Em A arte do romance, Milan Kundera diz que o gênero se esforça em revelar um aspecto desconhecido da existência humana, uma possibilidade do ser que se ignorava até então. Sem dúvida é isso, e mais, muito mais: o imaginário ocupa um vasto espaço na literatura, não podemos desprezá-lo, a imbricação dos gêneros literários concede imensas áreas de expressão.

Outra reflexão diz respeito ao fato de Rufino juntar numa narrativa escritores mortos, tornando-os personagens, como fez Gonçalo M. Tavares ao criar um bairro, mais precisamente uma rua, onde moravam Kafka, Lorca e Joyce. A história traz referências a fatos das vidas desses autores.

Para concluir, tangenciando o gênero, podemos apontar relações com a reescritura. E aqui de uma forma sutil, conforme exige esse viés literário. Reescritura, sempre oportuno lembrar, muito bem apresentada em Lúcia, de Gustavo Bernardo, a partir de Lucíola, e Hamlet, de Marici Passini. Antes de continuar, acrescento que o tema reescritura tem merecido uma série de estudos acadêmicos e livros equivocados. Livros que reescrevem livros que já reescreveram livros. Um horror! Voltarei ao tema em ocasião oportuna. Espero.

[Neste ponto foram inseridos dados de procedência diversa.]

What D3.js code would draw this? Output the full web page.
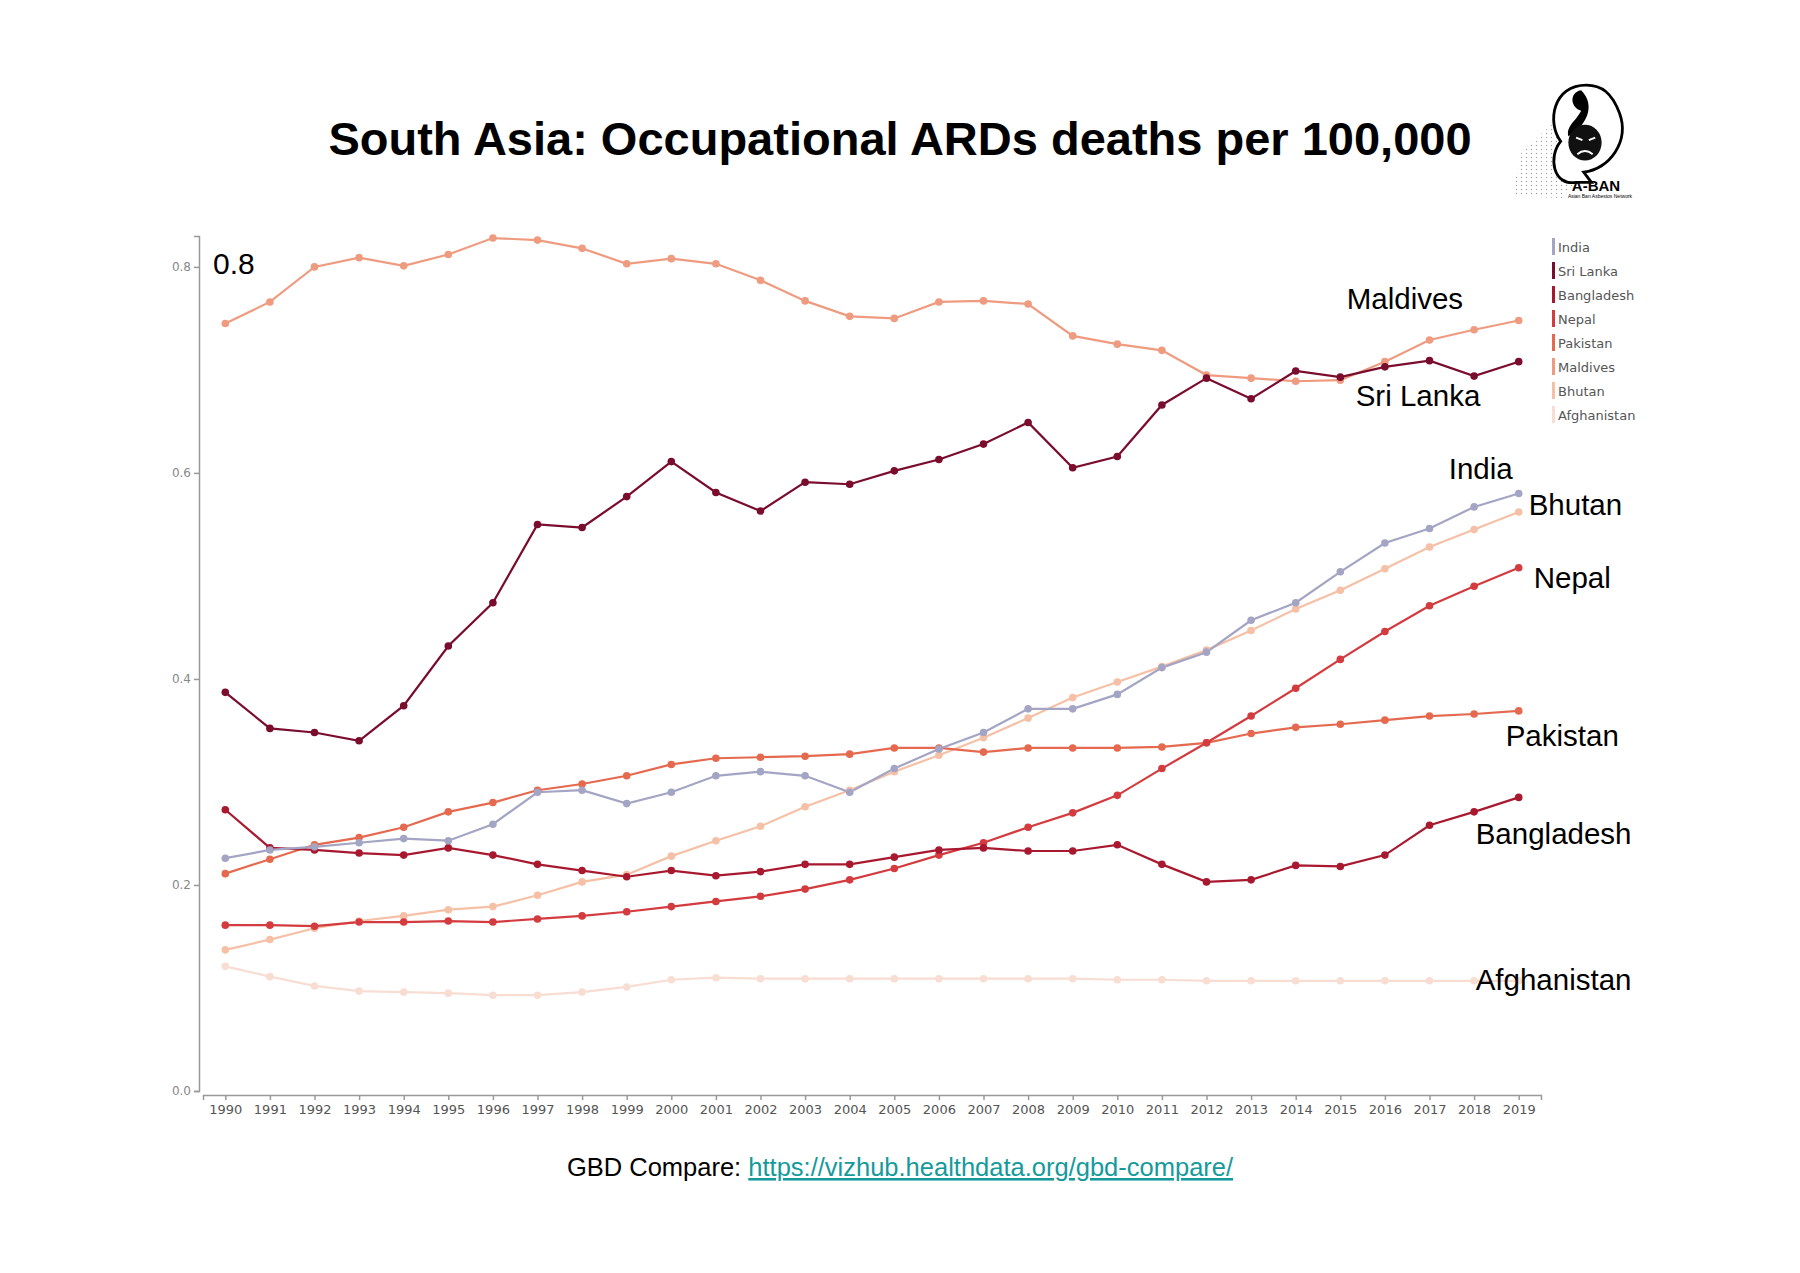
<!DOCTYPE html>
<html>
<head>
<meta charset="utf-8">
<script src="https://cdn.jsdelivr.net/npm/d3@7"></script>
<style>
  body { margin: 0; background: #fff; }
</style>
</head>
<body>
<div class="chart"></div>
<script>
// years along the x axis
const years = [1990, 1991, 1992, 1993, 1994, 1995, 1996, 1997, 1998, 1999,
               2000, 2001, 2002, 2003, 2004, 2005, 2006, 2007, 2008, 2009,
               2010, 2011, 2012, 2013, 2014, 2015, 2016, 2017, 2018, 2019]

// deaths per 100,000
const india = [0.226, 0.234, 0.237, 0.241, 0.245, 0.243, 0.259, 0.290, 0.292, 0.279,
               0.290, 0.306, 0.310, 0.306, 0.290, 0.313, 0.332, 0.348, 0.371, 0.371,
               0.385, 0.411, 0.426, 0.457, 0.474, 0.504, 0.532, 0.546, 0.567, 0.580]
const sriLanka = [0.387, 0.352, 0.348, 0.340, 0.374, 0.432, 0.474, 0.550, 0.547, 0.577,
                  0.611, 0.581, 0.563, 0.591, 0.589, 0.602, 0.613, 0.628, 0.649, 0.605,
                  0.616, 0.666, 0.692, 0.672, 0.699, 0.693, 0.703, 0.709, 0.694, 0.708]
const bangladesh = [0.273, 0.236, 0.234, 0.231, 0.229, 0.236, 0.229, 0.220, 0.214, 0.208,
                    0.214, 0.209, 0.213, 0.220, 0.220, 0.227, 0.234, 0.236, 0.233, 0.233,
                    0.239, 0.220, 0.203, 0.205, 0.219, 0.218, 0.229, 0.258, 0.271, 0.285]
const nepal = [0.161, 0.161, 0.160, 0.164, 0.164, 0.165, 0.164, 0.167, 0.170, 0.174,
               0.179, 0.184, 0.189, 0.196, 0.205, 0.216, 0.229, 0.241, 0.256, 0.270,
               0.287, 0.313, 0.338, 0.364, 0.391, 0.419, 0.446, 0.471, 0.490, 0.508]
const pakistan = [0.211, 0.225, 0.239, 0.246, 0.256, 0.271, 0.280, 0.292, 0.298, 0.306,
                  0.317, 0.323, 0.324, 0.325, 0.327, 0.333, 0.333, 0.329, 0.333, 0.333,
                  0.333, 0.334, 0.338, 0.347, 0.353, 0.356, 0.360, 0.364, 0.366, 0.369]
const maldives = [0.745, 0.766, 0.800, 0.809, 0.801, 0.812, 0.828, 0.826, 0.818, 0.803,
                  0.808, 0.803, 0.787, 0.767, 0.752, 0.750, 0.766, 0.767, 0.764, 0.733,
                  0.725, 0.719, 0.695, 0.692, 0.689, 0.690, 0.708, 0.729, 0.739, 0.748]
const bhutan = [0.137, 0.147, 0.158, 0.165, 0.170, 0.176, 0.179, 0.190, 0.203, 0.210,
                0.228, 0.243, 0.257, 0.276, 0.292, 0.310, 0.326, 0.343, 0.362, 0.382,
                0.397, 0.412, 0.428, 0.447, 0.468, 0.486, 0.507, 0.528, 0.545, 0.562]
const afghanistan = [0.121, 0.111, 0.102, 0.097, 0.096, 0.095, 0.093, 0.093, 0.096, 0.101,
                     0.108, 0.110, 0.109, 0.109, 0.109, 0.109, 0.109, 0.109, 0.109, 0.109,
                     0.108, 0.108, 0.107, 0.107, 0.107, 0.107, 0.107, 0.107, 0.107, 0.107]

const countries = ['India', 'Sri Lanka', 'Bangladesh', 'Nepal', 'Pakistan', 'Maldives', 'Bhutan', 'Afghanistan']
const colors = ['#a4a4c4', '#7a0c2e', '#a8192f', '#d33b3f', '#e5694f', '#ee9b7f', '#f5c0a6', '#f8ddd3']
const yTicks = [0.0, 0.2, 0.4, 0.6, 0.8]

const seriesArr = [india, sriLanka, bangladesh, nepal, pakistan, maldives, bhutan, afghanistan]
const series = countries.map(function(c, i) {
    return {name: c, color: colors[i], values: seriesArr[i].map(function(v, j) { return {year: years[j], value: v} })}
})

// where each end label sits relative to the 2019 point
const labelOffset = {
    'Maldives': [-172, -11], 'Sri Lanka': [-163, 44], 'India': [-70, -15], 'Bhutan': [10, 3],
    'Nepal': [15, 20], 'Pakistan': [-13, 35], 'Bangladesh': [-43, 47], 'Afghanistan': [-43, 9]
}

const W = 1800
const H = 1273

const svg = d3.select('.chart').append('svg')
    .attr('width', W)
    .attr('height', H)
    .style('font-family', 'Liberation Sans, Arial, sans-serif')

svg.append('rect').attr('width', W).attr('height', H).attr('fill', '#fff')

const x = d3.scalePoint()
    .domain(years)
    .range([203, 1541])
    .padding(0.5)

const y = d3.scaleLinear()
    .domain([0, 0.83])
    .range([1091, 236])

// title
svg.append('text')
    .attr('x', 900)
    .attr('y', 155)
    .attr('text-anchor', 'middle')
    .style('font-size', '47px')
    .style('font-weight', 'bold')
    .text('South Asia: Occupational ARDs deaths per 100,000')

// axes
const yAxis = d3.axisLeft(y)
    .tickValues(yTicks)
    .tickFormat(d3.format('.1f'))
    .tickSize(5)
    .tickPadding(3)

const gy = svg.append('g')
    .attr('transform', 'translate(199,0)')
    .call(yAxis)
gy.selectAll('path, line').attr('stroke', '#999').attr('stroke-width', 1.5)
gy.selectAll('text').attr('fill', '#888').style('font-family', 'DejaVu Sans, Verdana, sans-serif').style('font-size', '12px')

const xAxis = d3.axisBottom(x)
    .tickSize(5)
    .tickSizeOuter(5)
    .tickPadding(5)

const gx = svg.append('g')
    .attr('transform', 'translate(0,1095)')
    .call(xAxis)
gx.selectAll('path, line').attr('stroke', '#999').attr('stroke-width', 1.5)
gx.selectAll('text').attr('fill', '#555').style('font-family', 'DejaVu Sans, Verdana, sans-serif').style('font-size', '13px')

// big 0.8 note
svg.append('text')
    .attr('x', 213)
    .attr('y', 274)
    .style('font-size', '30px')
    .text('0.8')

// lines
const line = d3.line()
    .x(function(d) { return x(d.year) })
    .y(function(d) { return y(d.value) })

const drawOrder = series.slice().reverse()

const g = svg.append('g')
g.selectAll('.line')
    .data(drawOrder)
    .enter()
    .append('path')
    .attr('class', 'line')
    .attr('d', function(d) { return line(d.values) })
    .attr('fill', 'none')
    .attr('stroke', function(d) { return d.color })
    .attr('stroke-width', 2.2)

g.selectAll('.dots')
    .data(drawOrder)
    .enter()
    .append('g')
    .attr('fill', function(d) { return d.color })
    .selectAll('circle')
    .data(function(d) { return d.values })
    .enter()
    .append('circle')
    .attr('cx', function(d) { return x(d.year) })
    .attr('cy', function(d) { return y(d.value) })
    .attr('r', 3.8)

// end labels
svg.selectAll('.endlabel')
    .data(series)
    .enter()
    .append('text')
    .attr('class', 'endlabel')
    .attr('x', function(d) { return x(2019) + labelOffset[d.name][0] })
    .attr('y', function(d) { return y(d.values[d.values.length - 1].value) + labelOffset[d.name][1] })
    .style('font-size', '29.5px')
    .text(function(d) { return d.name })

// legend
const legend = svg.append('g')
    .attr('transform', 'translate(1552,247)')
const item = legend.selectAll('g')
    .data(series)
    .enter()
    .append('g')
    .attr('transform', function(d, i) { return 'translate(0,' + (i * 24) + ')' })
item.append('rect')
    .attr('x', 0)
    .attr('y', -9)
    .attr('width', 3)
    .attr('height', 17)
    .attr('fill', function(d) { return d.color })
item.append('text')
    .attr('x', 6)
    .attr('y', 5)
    .attr('fill', '#555')
    .style('font-family', 'DejaVu Sans, Verdana, sans-serif')
    .style('font-size', '13px')
    .text(function(d) { return d.name })

// source line
const src = svg.append('text')
    .attr('x', 900)
    .attr('y', 1176)
    .attr('text-anchor', 'middle')
    .style('font-size', '25.5px')
src.append('tspan').attr('fill', '#000').text('GBD Compare: ')
src.append('tspan')
    .attr('fill', '#159a9c')
    .style('text-decoration', 'underline')
    .text('https://vizhub.healthdata.org/gbd-compare/')

// A-BAN logo, drawn roughly
const logo = svg.append('g')
const defs = svg.append('defs')
defs.append('pattern')
    .attr('id', 'spray')
    .attr('width', 5)
    .attr('height', 4)
    .attr('patternUnits', 'userSpaceOnUse')
    .append('circle')
    .attr('cx', 1.5).attr('cy', 1.5).attr('r', 0.7).attr('fill', '#777')
logo.append('path')
    .attr('d', 'M1512,196 L1522,150 L1572,108 L1590,165 L1562,198 Z')
    .attr('fill', 'url(#spray)')
    .attr('opacity', 0.7)
const mark = logo.append('g')
    .attr('transform', 'translate(1585,135) scale(1.28) translate(-1585,-135)')
mark.append('path')
    .attr('d', 'M1586,96 C1560,96 1555,125 1566,140 C1556,152 1560,175 1578,172 L1590,172 L1584,164 C1604,162 1620,140 1612,118 C1606,102 1598,96 1586,96 Z')
    .attr('fill', '#fff')
    .attr('stroke', '#000')
    .attr('stroke-width', 2.2)
mark.append('path')
    .attr('d', 'M1582,100 C1572,102 1574,114 1582,116 C1578,124 1570,128 1572,136 C1586,128 1594,112 1582,100 Z')
    .attr('fill', '#000')
mark.append('ellipse')
    .attr('cx', 1585).attr('cy', 141).attr('rx', 13).attr('ry', 14)
    .attr('fill', '#111')
mark.append('path')
    .attr('d', 'M1578,137 l5,2 M1588,139 l5,-2 M1579,150 q6,-5 12,0')
    .attr('stroke', '#fff').attr('stroke-width', 1.5).attr('fill', 'none')
logo.append('text')
    .attr('x', 1596).attr('y', 191)
    .attr('text-anchor', 'middle')
    .style('font-size', '15px')
    .style('font-weight', 'bold')
    .text('A-BAN')
logo.append('text')
    .attr('x', 1600).attr('y', 198)
    .attr('text-anchor', 'middle')
    .style('font-size', '5px')
    .text('Asian Ban Asbestos Network')
</script>
</body>
</html>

Delicadeza, humor, sensibilidade e consciência social, abundantes na obra, levam este aprendiz a não abordar o tema vergonhoso do racismo. O autor abordou o caso comme il faut.

Agora, para encerrar, Todorov: “Todo grande livro estabelece a existência de dois gêneros, a realidade de duas normas: a do gênero que ele transgride, que predominava na literatura precedente, e a do gênero que ele cria […]. Geralmente, a obra-prima literária não se encaixa em nenhum gênero”.

Claros sussurros de celestes ventos
Joel Rufino dos Santos
Bertrand Brasil
182 págs.
Joel Rufino dos Santos
Nasceu no Rio de Janeiro, em 1941. Doutor em Comunicação e Cultura pela Universidade Federal do Rio de Janeiro (URFJ), é historiador e escritor, autor de mais de 20 livros para o público infantil, dos ensaios de A banheira de Janet Leigh, do livro de memórias Assim foi (se me parece), do romance Crônica de indomáveis delírios, além de obras na área da História.
Luiz Horácio

É escritor. Autor de Pássaros grandes não cantam, entre outros.